Go through the data below and copy it exactly, skipping every picture.
================================
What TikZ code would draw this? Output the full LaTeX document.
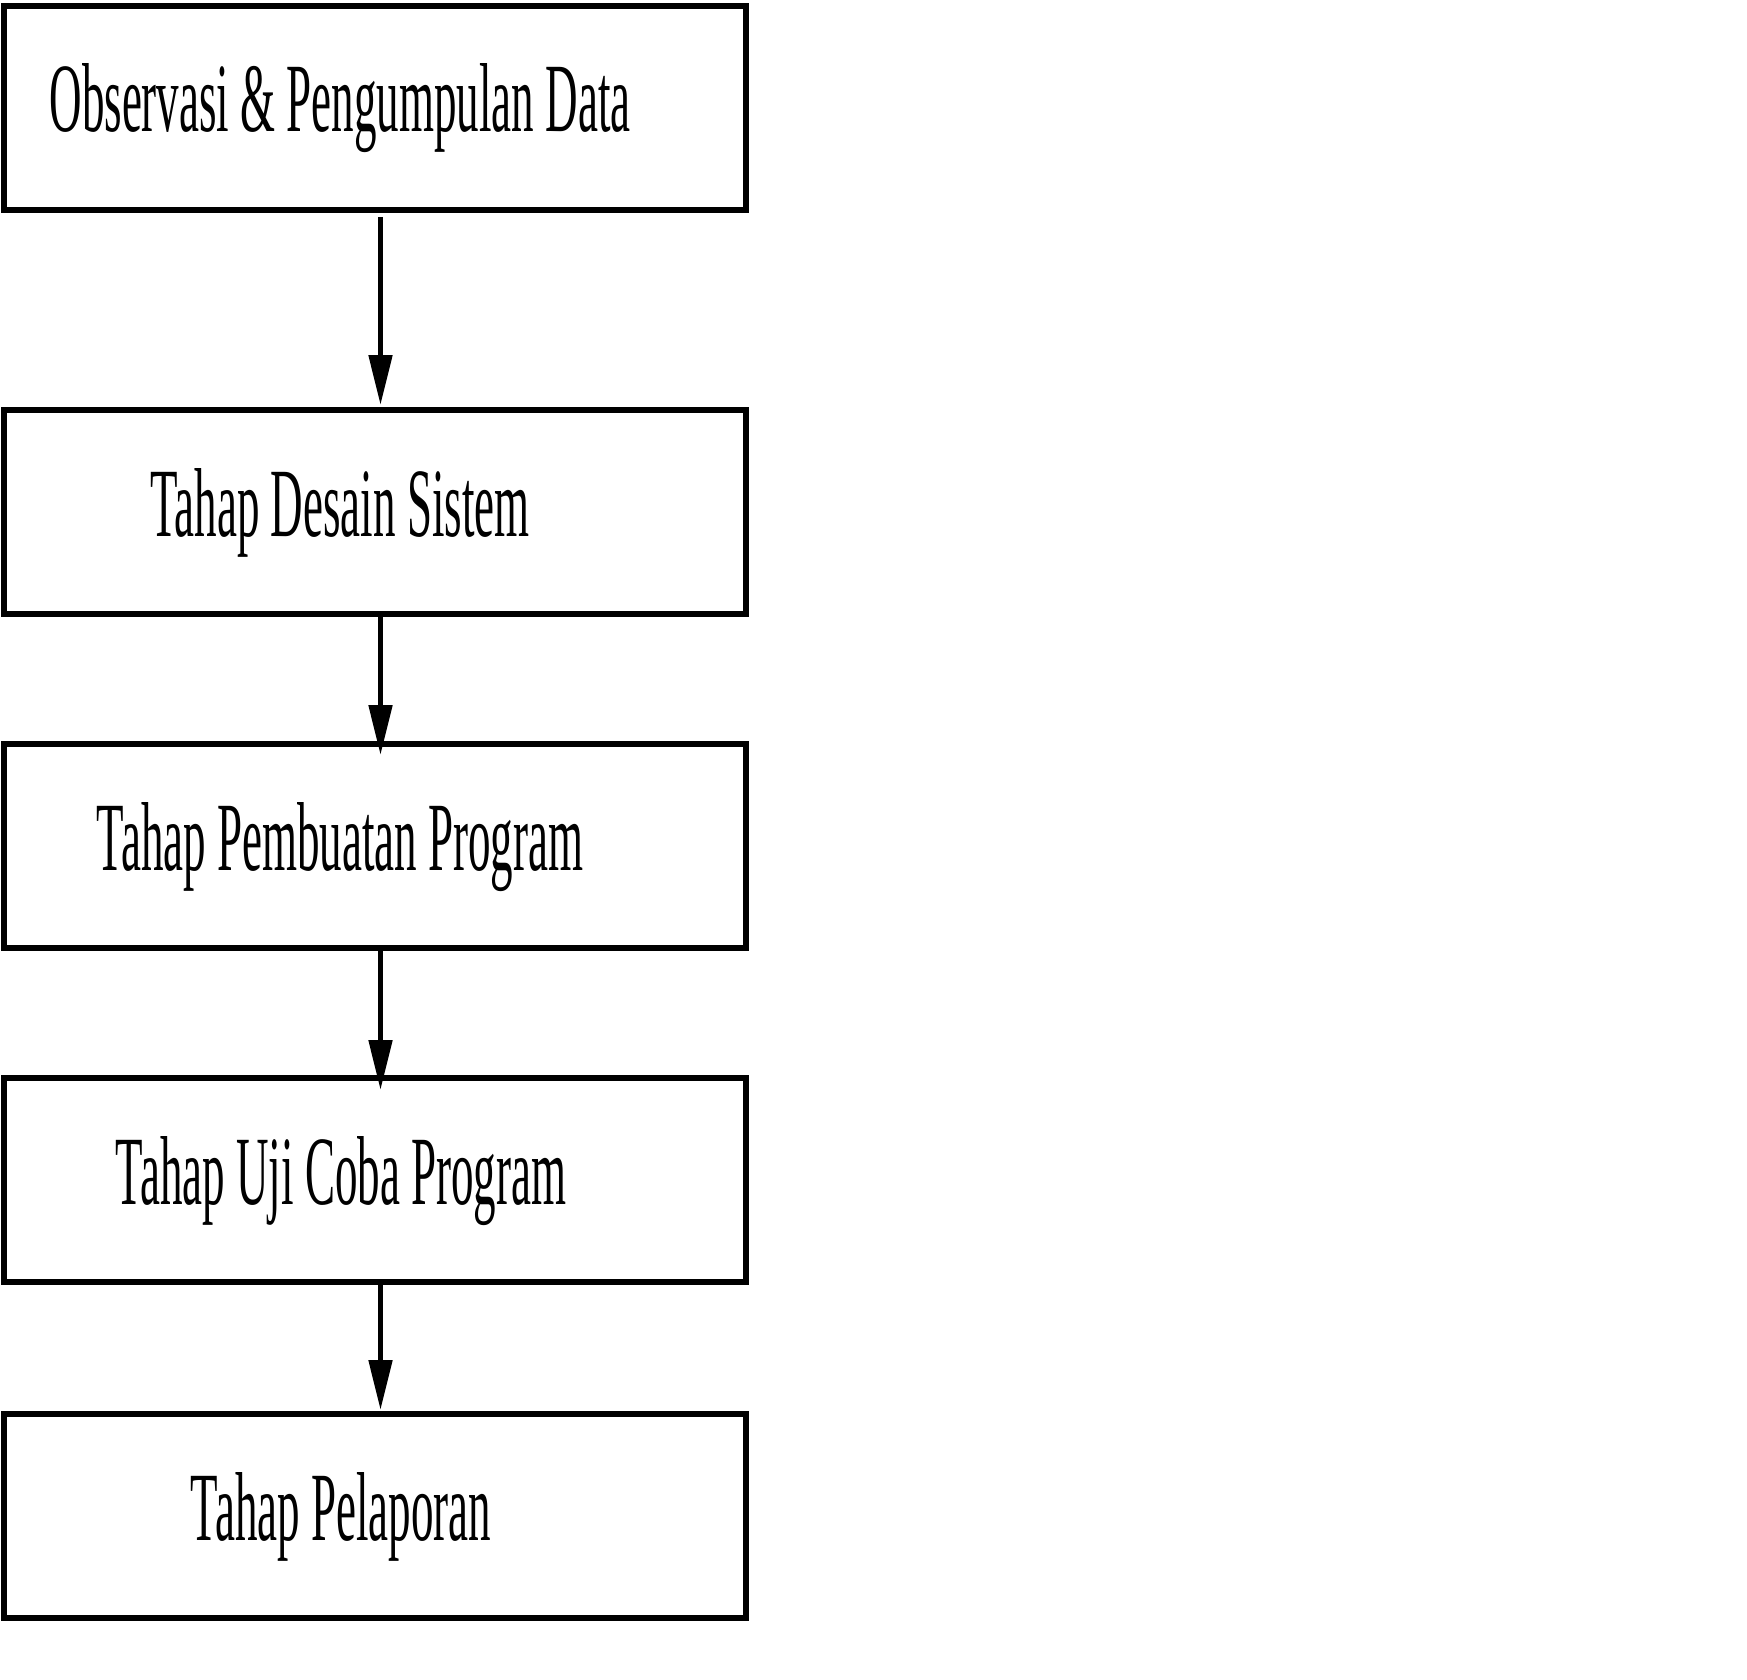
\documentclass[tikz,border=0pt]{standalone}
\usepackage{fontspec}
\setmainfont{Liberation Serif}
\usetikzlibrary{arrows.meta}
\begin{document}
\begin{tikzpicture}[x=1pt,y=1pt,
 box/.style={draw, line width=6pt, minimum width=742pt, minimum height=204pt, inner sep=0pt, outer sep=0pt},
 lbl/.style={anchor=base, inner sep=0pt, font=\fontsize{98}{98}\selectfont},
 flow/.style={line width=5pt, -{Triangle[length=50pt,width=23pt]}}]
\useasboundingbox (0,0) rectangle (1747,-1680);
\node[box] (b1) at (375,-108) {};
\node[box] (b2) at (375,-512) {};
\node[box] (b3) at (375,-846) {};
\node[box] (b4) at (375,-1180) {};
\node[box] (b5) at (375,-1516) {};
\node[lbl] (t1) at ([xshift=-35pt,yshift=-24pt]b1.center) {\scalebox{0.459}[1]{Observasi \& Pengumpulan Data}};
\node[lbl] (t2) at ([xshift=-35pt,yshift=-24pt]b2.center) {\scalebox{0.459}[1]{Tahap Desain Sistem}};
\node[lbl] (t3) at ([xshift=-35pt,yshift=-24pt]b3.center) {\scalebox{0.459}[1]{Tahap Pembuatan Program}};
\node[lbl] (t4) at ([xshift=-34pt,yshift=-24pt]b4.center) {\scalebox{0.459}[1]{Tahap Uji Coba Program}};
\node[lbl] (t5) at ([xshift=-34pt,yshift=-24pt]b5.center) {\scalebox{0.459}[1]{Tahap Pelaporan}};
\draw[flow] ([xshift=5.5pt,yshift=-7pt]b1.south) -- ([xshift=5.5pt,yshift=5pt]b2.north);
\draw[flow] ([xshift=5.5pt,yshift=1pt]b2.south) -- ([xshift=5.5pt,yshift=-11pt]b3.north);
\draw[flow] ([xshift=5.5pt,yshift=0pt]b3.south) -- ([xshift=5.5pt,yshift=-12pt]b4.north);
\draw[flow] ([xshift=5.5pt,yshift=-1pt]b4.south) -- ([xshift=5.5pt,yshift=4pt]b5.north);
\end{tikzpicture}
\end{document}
================================
# Output of the task:
What TikZ code would draw this? Output the full LaTeX document.
\documentclass[tikz,border=0pt]{standalone}
\usepackage{fontspec}
\setmainfont{Liberation Serif}
\usetikzlibrary{arrows.meta}
\begin{document}
\begin{tikzpicture}[x=1pt,y=1pt,
 box/.style={draw, line width=6pt, minimum width=742pt, minimum height=204pt, inner sep=0pt, outer sep=0pt},
 lbl/.style={anchor=base, inner sep=0pt, font=\fontsize{98}{98}\selectfont},
 flow/.style={line width=5pt, -{Triangle[length=50pt,width=23pt]}}]
\useasboundingbox (0,0) rectangle (1747,-1680);
\node[box] (b1) at (375,-108) {};
\node[box] (b2) at (375,-512) {};
\node[box] (b3) at (375,-846) {};
\node[box] (b4) at (375,-1180) {};
\node[box] (b5) at (375,-1516) {};
\node[lbl] (t1) at ([xshift=-35pt,yshift=-24pt]b1.center) {\scalebox{0.459}[1]{Observasi \& Pengumpulan Data}};
\node[lbl] (t2) at ([xshift=-35pt,yshift=-24pt]b2.center) {\scalebox{0.459}[1]{Tahap Desain Sistem}};
\node[lbl] (t3) at ([xshift=-35pt,yshift=-24pt]b3.center) {\scalebox{0.459}[1]{Tahap Pembuatan Program}};
\node[lbl] (t4) at ([xshift=-34pt,yshift=-24pt]b4.center) {\scalebox{0.459}[1]{Tahap Uji Coba Program}};
\node[lbl] (t5) at ([xshift=-34pt,yshift=-24pt]b5.center) {\scalebox{0.459}[1]{Tahap Pelaporan}};
\draw[flow] ([xshift=5.5pt,yshift=-7pt]b1.south) -- ([xshift=5.5pt,yshift=5pt]b2.north);
\draw[flow] ([xshift=5.5pt,yshift=1pt]b2.south) -- ([xshift=5.5pt,yshift=-11pt]b3.north);
\draw[flow] ([xshift=5.5pt,yshift=0pt]b3.south) -- ([xshift=5.5pt,yshift=-12pt]b4.north);
\draw[flow] ([xshift=5.5pt,yshift=-1pt]b4.south) -- ([xshift=5.5pt,yshift=4pt]b5.north);
\end{tikzpicture}
\end{document}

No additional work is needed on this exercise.